Data lines —
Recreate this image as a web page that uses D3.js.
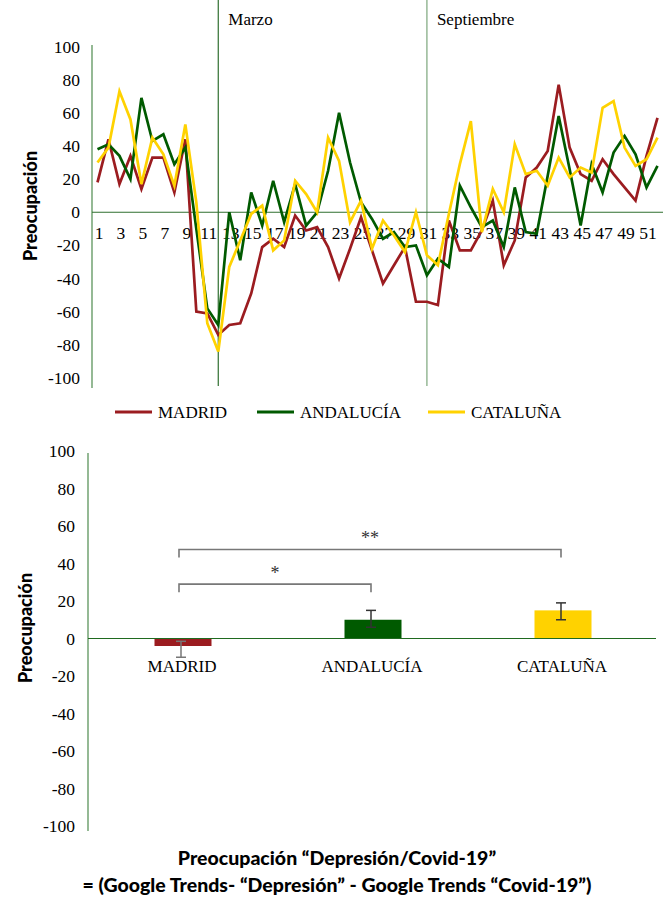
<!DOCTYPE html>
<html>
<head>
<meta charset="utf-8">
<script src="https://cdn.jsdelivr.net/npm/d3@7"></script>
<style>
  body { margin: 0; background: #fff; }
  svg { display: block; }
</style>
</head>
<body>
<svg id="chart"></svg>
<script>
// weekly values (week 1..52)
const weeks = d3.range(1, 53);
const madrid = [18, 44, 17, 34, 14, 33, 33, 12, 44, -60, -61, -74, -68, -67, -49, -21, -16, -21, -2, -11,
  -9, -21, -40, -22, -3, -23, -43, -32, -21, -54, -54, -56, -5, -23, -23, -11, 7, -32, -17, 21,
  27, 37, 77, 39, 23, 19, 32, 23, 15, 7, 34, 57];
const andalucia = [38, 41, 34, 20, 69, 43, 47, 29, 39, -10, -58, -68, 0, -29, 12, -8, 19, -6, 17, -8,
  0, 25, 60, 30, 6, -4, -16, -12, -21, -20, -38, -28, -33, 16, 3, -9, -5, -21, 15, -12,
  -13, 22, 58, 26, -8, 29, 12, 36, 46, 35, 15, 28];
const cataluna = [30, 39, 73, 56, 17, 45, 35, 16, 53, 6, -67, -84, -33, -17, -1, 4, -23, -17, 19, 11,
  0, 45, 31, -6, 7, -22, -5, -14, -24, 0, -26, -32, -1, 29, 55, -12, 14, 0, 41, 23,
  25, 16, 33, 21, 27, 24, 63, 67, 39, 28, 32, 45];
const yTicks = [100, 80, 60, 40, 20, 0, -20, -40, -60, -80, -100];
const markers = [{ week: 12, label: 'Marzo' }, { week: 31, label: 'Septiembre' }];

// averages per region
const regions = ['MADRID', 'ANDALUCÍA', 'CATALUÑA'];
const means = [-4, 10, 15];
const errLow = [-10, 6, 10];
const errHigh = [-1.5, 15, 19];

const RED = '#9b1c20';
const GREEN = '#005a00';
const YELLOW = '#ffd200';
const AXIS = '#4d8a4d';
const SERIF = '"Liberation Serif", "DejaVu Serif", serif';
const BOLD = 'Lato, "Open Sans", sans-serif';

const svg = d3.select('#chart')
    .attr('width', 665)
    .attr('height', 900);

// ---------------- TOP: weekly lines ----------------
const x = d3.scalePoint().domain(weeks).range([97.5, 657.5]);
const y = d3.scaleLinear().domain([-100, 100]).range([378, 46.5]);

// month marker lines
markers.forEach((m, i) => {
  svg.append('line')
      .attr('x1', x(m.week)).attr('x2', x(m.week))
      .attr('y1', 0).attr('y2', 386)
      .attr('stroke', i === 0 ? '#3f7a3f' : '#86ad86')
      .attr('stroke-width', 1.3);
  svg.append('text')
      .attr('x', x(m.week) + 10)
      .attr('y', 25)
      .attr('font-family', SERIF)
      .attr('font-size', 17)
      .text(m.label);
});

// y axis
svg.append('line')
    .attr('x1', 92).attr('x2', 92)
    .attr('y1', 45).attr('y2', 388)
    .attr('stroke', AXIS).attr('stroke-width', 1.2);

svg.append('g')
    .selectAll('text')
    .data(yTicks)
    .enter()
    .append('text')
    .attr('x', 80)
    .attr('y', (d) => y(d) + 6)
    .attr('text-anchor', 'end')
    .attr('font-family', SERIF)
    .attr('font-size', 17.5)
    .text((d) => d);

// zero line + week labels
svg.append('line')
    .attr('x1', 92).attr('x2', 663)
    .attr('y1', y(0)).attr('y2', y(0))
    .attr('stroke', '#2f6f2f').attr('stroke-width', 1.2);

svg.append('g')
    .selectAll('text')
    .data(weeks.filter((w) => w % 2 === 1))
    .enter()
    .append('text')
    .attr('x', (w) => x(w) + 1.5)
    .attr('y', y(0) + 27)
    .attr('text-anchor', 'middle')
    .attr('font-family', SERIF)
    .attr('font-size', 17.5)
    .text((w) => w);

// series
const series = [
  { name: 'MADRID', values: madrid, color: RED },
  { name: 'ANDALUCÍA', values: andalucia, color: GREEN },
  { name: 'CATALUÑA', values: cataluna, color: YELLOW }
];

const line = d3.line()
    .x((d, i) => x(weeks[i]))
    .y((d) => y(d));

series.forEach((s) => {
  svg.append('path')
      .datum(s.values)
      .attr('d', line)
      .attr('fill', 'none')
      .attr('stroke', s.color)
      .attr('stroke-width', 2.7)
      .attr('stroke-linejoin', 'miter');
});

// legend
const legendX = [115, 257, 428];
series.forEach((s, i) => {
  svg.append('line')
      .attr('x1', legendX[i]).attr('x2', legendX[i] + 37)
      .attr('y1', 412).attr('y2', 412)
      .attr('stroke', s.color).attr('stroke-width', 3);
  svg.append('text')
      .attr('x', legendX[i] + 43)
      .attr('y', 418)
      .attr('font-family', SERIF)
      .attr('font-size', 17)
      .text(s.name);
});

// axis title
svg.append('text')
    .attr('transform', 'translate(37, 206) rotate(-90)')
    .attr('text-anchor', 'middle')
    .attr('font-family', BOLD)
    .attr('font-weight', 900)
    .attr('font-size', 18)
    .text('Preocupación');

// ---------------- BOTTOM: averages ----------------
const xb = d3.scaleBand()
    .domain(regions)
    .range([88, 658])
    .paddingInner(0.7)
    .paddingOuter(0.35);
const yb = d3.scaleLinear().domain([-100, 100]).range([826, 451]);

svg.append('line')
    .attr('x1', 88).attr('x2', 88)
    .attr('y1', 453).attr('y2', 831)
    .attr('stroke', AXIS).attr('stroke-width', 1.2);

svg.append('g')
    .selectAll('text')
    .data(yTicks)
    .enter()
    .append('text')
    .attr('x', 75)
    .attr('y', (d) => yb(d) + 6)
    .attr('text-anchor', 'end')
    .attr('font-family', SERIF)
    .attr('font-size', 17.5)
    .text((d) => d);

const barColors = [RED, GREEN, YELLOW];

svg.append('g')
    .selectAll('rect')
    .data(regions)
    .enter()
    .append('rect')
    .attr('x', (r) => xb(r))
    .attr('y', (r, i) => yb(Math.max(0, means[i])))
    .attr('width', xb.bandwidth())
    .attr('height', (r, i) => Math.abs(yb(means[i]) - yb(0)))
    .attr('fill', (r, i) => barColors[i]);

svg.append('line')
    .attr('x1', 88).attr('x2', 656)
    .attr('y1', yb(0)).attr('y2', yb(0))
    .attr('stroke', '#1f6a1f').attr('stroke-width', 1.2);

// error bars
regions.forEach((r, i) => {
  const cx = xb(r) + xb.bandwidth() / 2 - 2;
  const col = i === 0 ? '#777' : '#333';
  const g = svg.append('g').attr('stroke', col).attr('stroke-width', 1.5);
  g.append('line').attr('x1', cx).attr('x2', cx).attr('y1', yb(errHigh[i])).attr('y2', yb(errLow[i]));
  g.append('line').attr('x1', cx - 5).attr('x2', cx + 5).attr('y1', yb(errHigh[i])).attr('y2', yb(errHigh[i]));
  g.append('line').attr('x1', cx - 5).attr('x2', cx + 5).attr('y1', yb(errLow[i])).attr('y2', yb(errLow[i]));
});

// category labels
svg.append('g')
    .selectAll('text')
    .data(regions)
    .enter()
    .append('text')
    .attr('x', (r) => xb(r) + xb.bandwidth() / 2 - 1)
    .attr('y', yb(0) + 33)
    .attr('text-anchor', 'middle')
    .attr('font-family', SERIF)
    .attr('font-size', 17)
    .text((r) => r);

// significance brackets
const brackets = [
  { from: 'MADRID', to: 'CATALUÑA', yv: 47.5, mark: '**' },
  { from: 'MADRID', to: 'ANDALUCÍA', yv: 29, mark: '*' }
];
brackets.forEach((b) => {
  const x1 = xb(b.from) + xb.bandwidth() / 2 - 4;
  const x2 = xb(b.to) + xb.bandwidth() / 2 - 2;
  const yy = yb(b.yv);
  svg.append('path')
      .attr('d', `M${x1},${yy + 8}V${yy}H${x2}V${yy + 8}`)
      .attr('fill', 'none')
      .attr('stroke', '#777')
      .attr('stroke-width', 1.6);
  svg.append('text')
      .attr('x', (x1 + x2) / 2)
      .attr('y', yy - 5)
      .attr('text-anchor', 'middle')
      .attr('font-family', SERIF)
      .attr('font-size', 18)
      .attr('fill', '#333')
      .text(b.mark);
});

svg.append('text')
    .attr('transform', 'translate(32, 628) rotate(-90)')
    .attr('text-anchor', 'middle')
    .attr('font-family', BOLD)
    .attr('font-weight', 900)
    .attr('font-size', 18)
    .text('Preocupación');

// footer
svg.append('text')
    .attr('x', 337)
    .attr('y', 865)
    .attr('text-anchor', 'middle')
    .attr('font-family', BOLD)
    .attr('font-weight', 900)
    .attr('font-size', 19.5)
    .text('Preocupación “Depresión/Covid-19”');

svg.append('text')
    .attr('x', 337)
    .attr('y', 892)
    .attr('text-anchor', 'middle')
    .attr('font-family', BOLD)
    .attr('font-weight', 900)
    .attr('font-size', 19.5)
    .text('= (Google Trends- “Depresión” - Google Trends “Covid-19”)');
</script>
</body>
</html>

Task to complete —
Pictures stay out. Print the data exactly, from its first line through the line containing "d3.scaleLinear().domain([-100, 100]).range([378, 46.5]);".

Full response —
Recreate this image as a web page that uses D3.js.
<!DOCTYPE html>
<html>
<head>
<meta charset="utf-8">
<script src="https://cdn.jsdelivr.net/npm/d3@7"></script>
<style>
  body { margin: 0; background: #fff; }
  svg { display: block; }
</style>
</head>
<body>
<svg id="chart"></svg>
<script>
// weekly values (week 1..52)
const weeks = d3.range(1, 53);
const madrid = [18, 44, 17, 34, 14, 33, 33, 12, 44, -60, -61, -74, -68, -67, -49, -21, -16, -21, -2, -11,
  -9, -21, -40, -22, -3, -23, -43, -32, -21, -54, -54, -56, -5, -23, -23, -11, 7, -32, -17, 21,
  27, 37, 77, 39, 23, 19, 32, 23, 15, 7, 34, 57];
const andalucia = [38, 41, 34, 20, 69, 43, 47, 29, 39, -10, -58, -68, 0, -29, 12, -8, 19, -6, 17, -8,
  0, 25, 60, 30, 6, -4, -16, -12, -21, -20, -38, -28, -33, 16, 3, -9, -5, -21, 15, -12,
  -13, 22, 58, 26, -8, 29, 12, 36, 46, 35, 15, 28];
const cataluna = [30, 39, 73, 56, 17, 45, 35, 16, 53, 6, -67, -84, -33, -17, -1, 4, -23, -17, 19, 11,
  0, 45, 31, -6, 7, -22, -5, -14, -24, 0, -26, -32, -1, 29, 55, -12, 14, 0, 41, 23,
  25, 16, 33, 21, 27, 24, 63, 67, 39, 28, 32, 45];
const yTicks = [100, 80, 60, 40, 20, 0, -20, -40, -60, -80, -100];
const markers = [{ week: 12, label: 'Marzo' }, { week: 31, label: 'Septiembre' }];

// averages per region
const regions = ['MADRID', 'ANDALUCÍA', 'CATALUÑA'];
const means = [-4, 10, 15];
const errLow = [-10, 6, 10];
const errHigh = [-1.5, 15, 19];

const RED = '#9b1c20';
const GREEN = '#005a00';
const YELLOW = '#ffd200';
const AXIS = '#4d8a4d';
const SERIF = '"Liberation Serif", "DejaVu Serif", serif';
const BOLD = 'Lato, "Open Sans", sans-serif';

const svg = d3.select('#chart')
    .attr('width', 665)
    .attr('height', 900);

// ---------------- TOP: weekly lines ----------------
const x = d3.scalePoint().domain(weeks).range([97.5, 657.5]);
const y = d3.scaleLinear().domain([-100, 100]).range([378, 46.5]);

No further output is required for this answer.